There is one called Pico-C, which was developed as someone's class project.
Limitted to 8 bit numeric types, however, and its generated code is really
pretty bad.  I'd recommend that you contact CCS, makers of the PCM compiler
for the 16Cxx (non-5x, non 12C50x) parts and the PCB compiler (for the 5x
and 12C508).  Their compilers are about $100 each and work pretty well, pro-
ducing much better code than the MPLABC compiler.

>         2. How are LCD`s used?

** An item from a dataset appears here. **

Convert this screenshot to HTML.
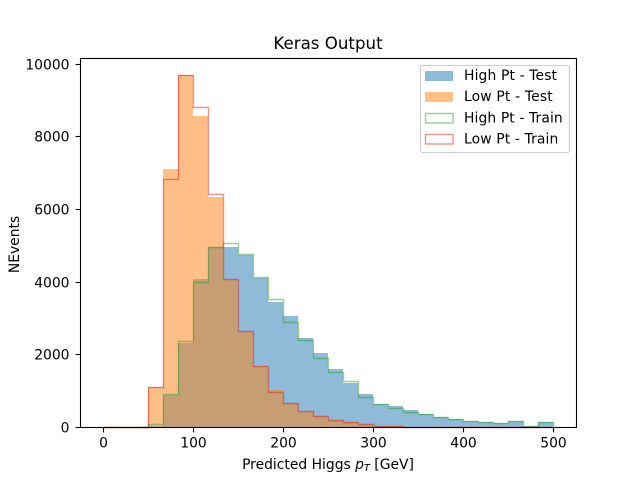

I have these 5 digit 7-segment
>            LCD`s, and I would like to use them in my project,
>            but the 16C924 doesn4t drive more than 31 or so
>            segments with one common, and I need to control
>            37 segments.

The 16C924 allows you to multiplex LCD's one, two, three, or four ways, for
a total of 32, 62, 90, or 116 segments.  For your application, I would guess
your best bet would be a by-two multiplex arrangement.  In this arrangement,
the common wires for the first, third, and fifth digits would be wired to-
gether as would be those of the second and fourth.  The segment wires of the
first two digits would be wired together, as would those of the third and
fourth.

This is assuming, btw, that each display has one common wire and seven segment
wires.  Is this in fact how they are configured?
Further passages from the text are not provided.